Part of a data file
· · · · · · ·

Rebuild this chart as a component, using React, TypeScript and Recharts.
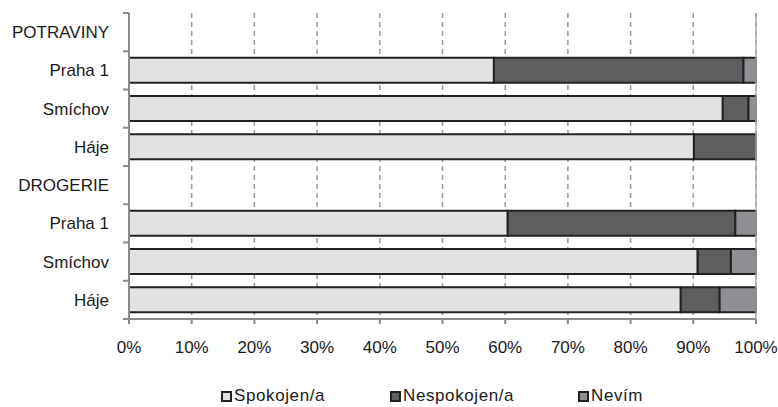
import { BarChart, Bar, XAxis, YAxis, CartesianGrid, ReferenceLine, Legend } from "recharts";

const categories = ["POTRAVINY", "Praha 1", "Smíchov", "Háje", "DROGERIE", "Praha 1", "Smíchov", "Háje"];
const spokojen = [null, 58.2, 94.7, 90.1, null, 60.4, 90.7, 88.0];
const nespokojen = [null, 39.8, 4.1, 9.9, null, 36.3, 5.3, 6.2];
const nevim = [null, 2.0, 1.2, 0, null, 3.3, 4.0, 5.8];
const xTicks = [0, 10, 20, 30, 40, 50, 60, 70, 80, 90, 100];

const data = categories.map((name, i) => ({
  id: `c${i}`,
  name,
  spokojen: spokojen[i],
  nespokojen: nespokojen[i],
  nevim: nevim[i],
}));

const SERIES = [
  { key: "spokojen", label: "Spokojen/a", fill: "#e1e2e4" },
  { key: "nespokojen", label: "Nespokojen/a", fill: "#5e5e60" },
  { key: "nevim", label: "Nevím", fill: "#8e8f92" },
];

const W = 778;
const H = 407;
const TOP = 13;
const BOTTOM_PLOT = 319;
const BAND = (BOTTOM_PLOT - TOP) / categories.length;
const FONT = "'Liberation Sans', Arial, sans-serif";

function CategoryTick(props: any) {
  const { x, y, payload, index } = props;
  const label = categories[index] ?? payload.value;
  const axisX = x + 8;
  return (
    <g>
      <line x1={axisX - 6} x2={axisX} y1={y - BAND / 2} y2={y - BAND / 2} stroke="#8a8a8a" strokeWidth={2} />
      {index === categories.length - 1 && (
        <line x1={axisX - 6} x2={axisX} y1={y + BAND / 2} y2={y + BAND / 2} stroke="#8a8a8a" strokeWidth={2} />
      )}
      <text x={x - 12} y={y} dy="0.35em" textAnchor="end" fontSize={17} fill="#1a1a1a" fontFamily={FONT}>
        {label}
      </text>
    </g>
  );
}

function LegendBox() {
  const lefts = [221, 390, 578];
  return (
    <div
      style={{
        position: "relative",
        height: 20,
        fontFamily: FONT,
        fontSize: 17,
        lineHeight: "20px",
        letterSpacing: 0.6,
        color: "#1a1a1a",
      }}
    >
      {SERIES.map((s, i) => (
        <div
          key={s.key}
          style={{ position: "absolute", left: lefts[i], top: 0, height: 20, display: "flex", alignItems: "center" }}
        >
          <span
            style={{
              display: "inline-block",
              width: 7,
              height: 7,
              background: s.fill,
              border: "2px solid #222",
              marginRight: 2,
              marginTop: 1,
            }}
          />
          <span>{s.label}</span>
        </div>
      ))}
    </div>
  );
}

export default function App() {
  return (
    <div style={{ position: "absolute", left: 0, top: 0, width: W, height: H, background: "#fff" }}>
      <BarChart
        width={W}
        height={H}
        data={data}
        layout="vertical"
        margin={{ top: TOP, right: 22, bottom: 0, left: 0 }}
        barCategoryGap="17%"
      >
        <CartesianGrid horizontal={false} stroke="#9a9a9a" strokeWidth={1.5} strokeDasharray="5 4" />
        <XAxis
          type="number"
          domain={[0, 100]}
          ticks={xTicks}
          tickFormatter={(v) => `${v}%`}
          axisLine={{ stroke: "#8a8a8a", strokeWidth: 2 }}
          tickLine={{ stroke: "#8a8a8a", strokeWidth: 2 }}
          tickSize={5}
          tickMargin={17}
          tick={{ fontSize: 17, fill: "#1a1a1a", fontFamily: FONT }}
          height={68}
          interval={0}
        />
        <YAxis
          type="category"
          dataKey="id"
          width={129}
          axisLine={{ stroke: "#8a8a8a", strokeWidth: 2 }}
          tickLine={false}
          tick={<CategoryTick />}
          interval={0}
        />
        <ReferenceLine x={100} stroke="#b0b0b0" strokeWidth={1.5} />
        {SERIES.map((s) => (
          <Bar
            key={s.key}
            dataKey={s.key}
            name={s.label}
            stackId="a"
            fill={s.fill}
            stroke="#222"
            strokeWidth={2}
            isAnimationActive={false}
          />
        ))}
        <Legend
          verticalAlign="bottom"
          content={() => <LegendBox />}
          wrapperStyle={{ left: 0, top: 386, width: W, height: 20 }}
        />
      </BarChart>
    </div>
  );
}
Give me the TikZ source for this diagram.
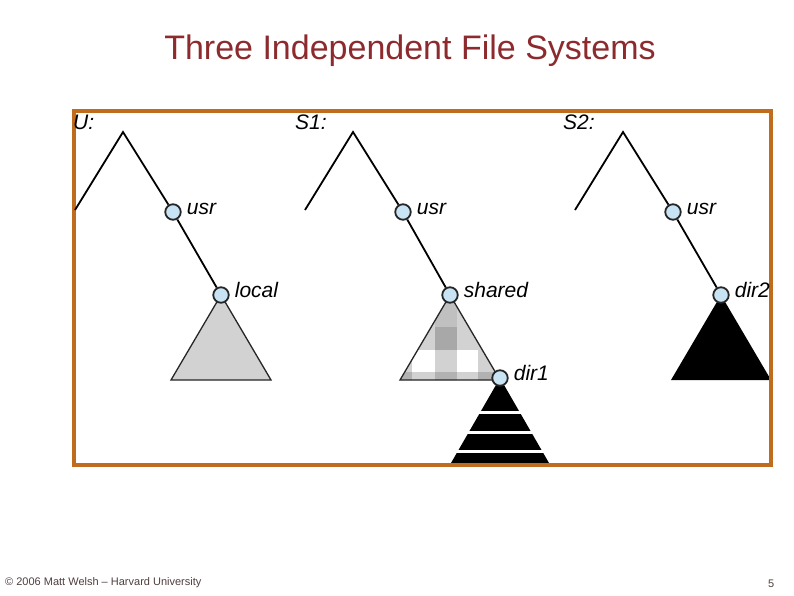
\documentclass[tikz,border=0pt]{standalone}
\usepackage{fontspec}
\setmainfont{Liberation Sans}
\usetikzlibrary{positioning, backgrounds}
\definecolor{titlered}{RGB}{140,42,46}
\definecolor{frameorange}{RGB}{192,108,30}
\definecolor{dirblue}{RGB}{200,228,244}
\definecolor{footgray}{RGB}{80,62,62}
\definecolor{treegray}{RGB}{210,210,210}
\definecolor{checkmid}{RGB}{192,192,192}
\definecolor{checkdark}{RGB}{168,168,168}
\definecolor{checkedge}{RGB}{178,178,178}

\begin{document}
\begin{tikzpicture}[x=1pt, y=-1pt]

    % --- Stile ---
    \tikzset{
        dir/.style={circle, draw=black!85, line width=1.8pt, fill=dirblue, minimum size=15.5pt, inner sep=0pt},
        edge/.style={line width=1.8pt, black},
        lbl/.style={font=\fontsize{21}{25}\selectfont\itshape, inner sep=2pt, text height=1ex, text depth=0pt},
        fslbl/.style={font=\fontsize{21}{25}\selectfont\itshape, inner sep=0pt, anchor=base west},
        tri/.style={draw=black!85, line width=1.3pt}
    }
    \useasboundingbox (0,0) rectangle (794,595);

    % --- Titel und Fusszeile ---
    \node[font=\fontsize{34}{40}\selectfont, text=titlered, anchor=base] (title) at (410,59) {Three Independent File Systems};
    \node[font=\fontsize{11}{13}\selectfont, text=footgray, anchor=base west, inner sep=0pt] (credit) at (5,585) {© 2006 Matt Welsh – Harvard University};
    \node[font=\fontsize{11}{13}\selectfont, text=footgray, anchor=base west, inner sep=0pt] (pageno) at (768,587) {5};

    % --- Rahmen ---
    \draw[frameorange, line width=4pt] (74,111) rectangle (771,465);

    % --- Dateisystem U ---
    \node[fslbl] (Ulbl) at (73,129) {U:};
    \coordinate (Uroot) at (123,132);
    \coordinate (Uleft) at (75,210);
    \node[dir] (Uusr)  at (173,212) {};
    \node[dir] (local) at (221,295) {};
    \node[lbl, right=3pt of Uusr]  (Uusrlbl)  {usr};
    \node[lbl, right=3pt of local] (locallbl) {local};
    \draw[edge] (Uleft) -- (Uroot) -- (Uusr);
    \draw[edge] (Uusr) -- (local);

    % --- Dateisystem S1 ---
    \node[fslbl] (Sonelbl) at (295,129) {S1:};
    \coordinate (Soneroot) at (353,132);
    \coordinate (Soneleft) at (305,210);
    \node[dir] (Soneusr) at (403,212) {};
    \node[dir] (shared)  at (450,295) {};
    \node[dir] (dirone)  at (500,378) {};
    \node[lbl, right=3pt of Soneusr] (Soneusrlbl) {usr};
    \node[lbl, right=3pt of shared]  (sharedlbl)  {shared};
    \node[lbl, right=3pt of dirone]  (dironelbl)  {dir1};
    \draw[edge] (Soneleft) -- (Soneroot) -- (Soneusr);
    \draw[edge] (Soneusr) -- (shared);

    % --- Dateisystem S2 ---
    \node[fslbl] (Stwolbl) at (563,129) {S2:};
    \coordinate (Stworoot) at (623,132);
    \coordinate (Stwoleft) at (575,210);
    \node[dir] (Stwousr) at (673,212) {};
    \node[dir] (dirtwo)  at (721,295) {};
    \node[lbl, right=3pt of Stwousr] (Stwousrlbl) {usr};
    \node[lbl, right=3pt of dirtwo]  (dirtwolbl)  {dir2};
    \draw[edge] (Stwoleft) -- (Stworoot) -- (Stwousr);
    \draw[edge] (Stwousr) -- (dirtwo);

    % --- Teilbaeume (Dreiecke) ---
    \begin{scope}[on background layer]
        % local
        \filldraw[tri, fill=treegray] (local.center) -- ++(-50,85) -- ++(100,0) -- cycle;
        % shared, kariert
        \begin{scope}
            \clip (shared.center) -- ++(-50,85) -- ++(100,0) -- cycle;
            \fill[treegray] (395,290) rectangle (505,385);
            \fill[checkmid]  (435,290) rectangle (457,327);
            \fill[checkdark] (435,327) rectangle (457,350);
            \fill[white]     (412,350) rectangle (435,372);
            \fill[white]     (457,350) rectangle (478,372);
            \foreach \xa/\xb in {395/412, 435/457, 478/505}
                \fill[checkedge] (\xa,372) rectangle (\xb,385);
        \end{scope}
        \draw[tri] (shared.center) -- ++(-50,85) -- ++(100,0) -- cycle;
        % dir1, gestreift
        \fill[black] (dirone.center) -- ++(-49,85) -- ++(98,0) -- cycle;
        \foreach \yy in {412, 432, 451}
            \draw[white, line width=3pt] (440,\yy) -- (560,\yy);
        % dir2
        \fill[black] (dirtwo.center) -- ++(-50,85) -- ++(100,0) -- cycle;
    \end{scope}

\end{tikzpicture}
\end{document}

· · · · · · ·

> **What the task asks**
How many lines of these entries hold the string "this"? Answer with the number alone.

> **Task answer**
2